UCRÂNIA - Durante mais de dois meses, Iryna Yegorchenko rezou para que seu filho Artiom, um dos soldados ucranianos que defendiam a grande siderúrgica Azovstal de Mariupol, o último reduto de resistência cercado pelas forças russas, escapasse ileso da guerra. Mas, na quarta-feira (11), a notícia da morte do rapaz chegou como um raio.
Devastada, Iryna afirma que, apesar da dor, sentiu uma forma de alívio: ao menos seu filho, que tinha 22 anos, não será capturado pelos russos.
Ele também não sofrerá fome ou com os ferimentos de guerra, como vários de seus colegas.
"De repente, me senti aliviada. É mais fácil saber que seu filho está morto do que saber que está no cativeiro, ferido ou morrendo de fome", explica a mulher, de 43 anos, que mora em Kiev, entrevistada por telefone.
Com todos os civis retirados após uma missão da ONU e da Cruz Vermelha, permanecem na siderúrgica Azovstal apenas combatentes entrincheirados em um labirinto de galerias intermináveis e bunkers da época soviética.
Na superfície, os russos controlam praticamente toda a cidade portuária no mar de Azov.
Artiom, um jovem de aparência dura e fã de boxe, buscou refúgio na siderúrgica no início de março. Ele passou 74 dias com o Telegram e o Instagram como únicos meios de comunicação com o exterior.
"Não tinham permissão para telefonar. Às vezes, escrevia apenas um '+' quando eu perguntava se continuava vivo", disse Iryna, psicóloga, que também tem uma filha, de 20 anos, e dois filhos adotados, de 9 e 6.
Artiom sempre afirmava que estava bem. A mãe, no entanto, diz que percebeu que ele era mais honesto com os amigos. "Escreveu a eles que seus dias estavam contados, que não escaparia", declarou, sem conter as lágrimas.
Nos relatos, ele afirmava que alguns colegas morriam a cada dia e que os tanques russos haviam conseguido entrar no complexo industrial.
O soldado falou pela última vez com a mãe em 7 de maio. Ela ficou sem contato com ele até 11 de maio, quando recebeu uma mensagem: o filho havia morrido no desabamento de um bloco de concreto.
"Ao menos não sofreu. Tudo aconteceu muito rápido. Está com Deus", consola-se.
Sua preocupação agora é o destino dos outros soldados bloqueados em Azovstal, os que estão gravemente feridos ou os que correm o risco de captura.
Após semanas de combates violentos, os soldados entrincheirados em Azovstal, incluindo os integrantes do batalhão Azov, intensificam os apelos desesperados de ajuda nas redes sociais.

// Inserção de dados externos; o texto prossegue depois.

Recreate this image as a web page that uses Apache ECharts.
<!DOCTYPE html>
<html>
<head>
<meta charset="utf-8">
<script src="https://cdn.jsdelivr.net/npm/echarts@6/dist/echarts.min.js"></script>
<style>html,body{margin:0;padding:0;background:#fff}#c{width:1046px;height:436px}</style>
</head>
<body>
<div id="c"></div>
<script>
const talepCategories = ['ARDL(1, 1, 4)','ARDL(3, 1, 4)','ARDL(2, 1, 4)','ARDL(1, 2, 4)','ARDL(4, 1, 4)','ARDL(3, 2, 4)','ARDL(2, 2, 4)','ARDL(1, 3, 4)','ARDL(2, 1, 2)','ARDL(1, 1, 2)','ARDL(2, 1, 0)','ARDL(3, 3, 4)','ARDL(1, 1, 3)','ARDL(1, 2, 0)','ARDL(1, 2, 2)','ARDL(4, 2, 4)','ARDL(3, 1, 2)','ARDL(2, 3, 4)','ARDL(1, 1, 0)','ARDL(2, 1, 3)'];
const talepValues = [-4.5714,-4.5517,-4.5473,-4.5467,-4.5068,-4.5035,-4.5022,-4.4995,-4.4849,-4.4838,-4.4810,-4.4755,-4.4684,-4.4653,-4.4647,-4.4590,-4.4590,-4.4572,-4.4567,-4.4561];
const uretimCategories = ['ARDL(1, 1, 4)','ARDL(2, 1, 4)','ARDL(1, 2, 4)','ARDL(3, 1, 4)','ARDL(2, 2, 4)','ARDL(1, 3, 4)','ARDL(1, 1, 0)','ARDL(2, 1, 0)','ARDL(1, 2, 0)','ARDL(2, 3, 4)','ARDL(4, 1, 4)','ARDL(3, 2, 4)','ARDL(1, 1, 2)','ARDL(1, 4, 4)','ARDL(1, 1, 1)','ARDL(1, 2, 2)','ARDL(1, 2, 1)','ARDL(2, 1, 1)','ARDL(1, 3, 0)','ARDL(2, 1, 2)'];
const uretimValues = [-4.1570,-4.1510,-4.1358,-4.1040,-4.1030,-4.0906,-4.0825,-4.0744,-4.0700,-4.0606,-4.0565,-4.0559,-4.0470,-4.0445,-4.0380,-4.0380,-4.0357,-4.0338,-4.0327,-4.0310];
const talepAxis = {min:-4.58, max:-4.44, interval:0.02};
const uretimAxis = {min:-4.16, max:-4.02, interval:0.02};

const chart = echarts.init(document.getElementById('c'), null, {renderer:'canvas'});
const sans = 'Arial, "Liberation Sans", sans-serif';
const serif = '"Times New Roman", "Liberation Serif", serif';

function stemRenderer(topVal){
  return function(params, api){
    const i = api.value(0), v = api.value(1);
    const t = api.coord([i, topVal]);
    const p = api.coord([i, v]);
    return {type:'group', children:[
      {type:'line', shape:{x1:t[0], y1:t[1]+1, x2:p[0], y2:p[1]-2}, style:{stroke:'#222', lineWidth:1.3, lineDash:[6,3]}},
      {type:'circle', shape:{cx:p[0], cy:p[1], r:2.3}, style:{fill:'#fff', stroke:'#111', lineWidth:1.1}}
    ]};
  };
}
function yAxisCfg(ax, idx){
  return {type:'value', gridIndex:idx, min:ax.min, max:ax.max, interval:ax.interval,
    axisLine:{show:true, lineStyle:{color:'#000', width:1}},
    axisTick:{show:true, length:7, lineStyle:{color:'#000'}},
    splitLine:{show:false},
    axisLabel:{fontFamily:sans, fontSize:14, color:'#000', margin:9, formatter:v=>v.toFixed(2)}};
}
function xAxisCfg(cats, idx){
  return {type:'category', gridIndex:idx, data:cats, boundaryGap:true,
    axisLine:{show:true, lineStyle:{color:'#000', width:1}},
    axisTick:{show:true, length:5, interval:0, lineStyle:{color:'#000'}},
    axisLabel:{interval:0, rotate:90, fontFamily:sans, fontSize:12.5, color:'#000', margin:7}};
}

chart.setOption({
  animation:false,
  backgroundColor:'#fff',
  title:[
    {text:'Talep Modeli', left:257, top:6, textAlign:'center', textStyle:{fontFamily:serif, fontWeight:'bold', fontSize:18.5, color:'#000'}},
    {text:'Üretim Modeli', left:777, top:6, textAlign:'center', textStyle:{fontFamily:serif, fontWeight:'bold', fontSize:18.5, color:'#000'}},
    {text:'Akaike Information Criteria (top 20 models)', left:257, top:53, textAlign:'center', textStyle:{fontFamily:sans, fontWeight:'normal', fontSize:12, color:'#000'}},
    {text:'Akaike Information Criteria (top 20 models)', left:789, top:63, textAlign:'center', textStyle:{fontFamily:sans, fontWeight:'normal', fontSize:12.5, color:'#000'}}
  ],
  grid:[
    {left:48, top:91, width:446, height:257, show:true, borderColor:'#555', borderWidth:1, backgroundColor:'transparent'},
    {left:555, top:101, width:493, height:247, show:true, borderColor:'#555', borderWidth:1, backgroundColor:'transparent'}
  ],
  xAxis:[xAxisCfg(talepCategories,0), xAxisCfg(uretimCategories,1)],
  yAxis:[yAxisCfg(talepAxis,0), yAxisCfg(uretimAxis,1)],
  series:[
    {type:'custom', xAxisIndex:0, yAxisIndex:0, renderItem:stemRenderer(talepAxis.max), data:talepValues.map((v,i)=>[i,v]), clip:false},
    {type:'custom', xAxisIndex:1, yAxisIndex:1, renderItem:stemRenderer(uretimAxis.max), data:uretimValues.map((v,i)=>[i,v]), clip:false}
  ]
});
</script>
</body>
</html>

Nesta semana, um de seus comandantes, Serguei Volyna, descreveu as condições de vida dentro da siderúrgica como "desumanas".
"A cada minuto, uma nova vida se perde", disse.
Ele fez um apelo ao papa Francisco, aos líderes ocidentais e até ao bilionário Elon Musk para que os soldados tivessem ajuda "imediata". Os pedidos são repetidos pelas famílias dos combatentes ucranianos.
"Meu filho está no inferno de Azovstal", afirmou na quinta-feira (12) Yevguen Sukharikov, pai de um integrante do batalhão Azov, que teme um "massacre" caso os soldados não sejam retirados.
"Ou assumimos o risco [de salvá-los] ou o mundo inteiro vai observar a morte deles", insistiu Sukharikov.
A vice-primeira-ministra ucraniana Iryna Vereshchuk disse nesta quinta-feira que as negociações com Moscou para uma retirada fracassaram.
"Eles só propõem a rendição. Nossos jovens não aceitarão baixar as armas", declarou a líder política, que espera ao menos uma operação para retirar os soldados em estado grave.
A cidade de Mariupol e a siderúrgica Azovstal viraram símbolos da resistência das tropas ucranianas diante dos invasores russos. E para Iryna Yegorchenko a morte do filho ao defender o país é motivo de orgulho.
"Ele viveu uma boa vida, protegeu os seus. Ganhou um lugar no paraíso", disse a mãe.
Iryna não sabe se conseguirá recuperar o corpo de Artiom depois dos combates. Mas ela não deseja ver o filho em um caixão.
"Dói fisicamente saber que não está conosco. Gostaria de ver como seria o seu futuro se esta guerra não tivesse começado, como teriam sido meus netos", lamenta.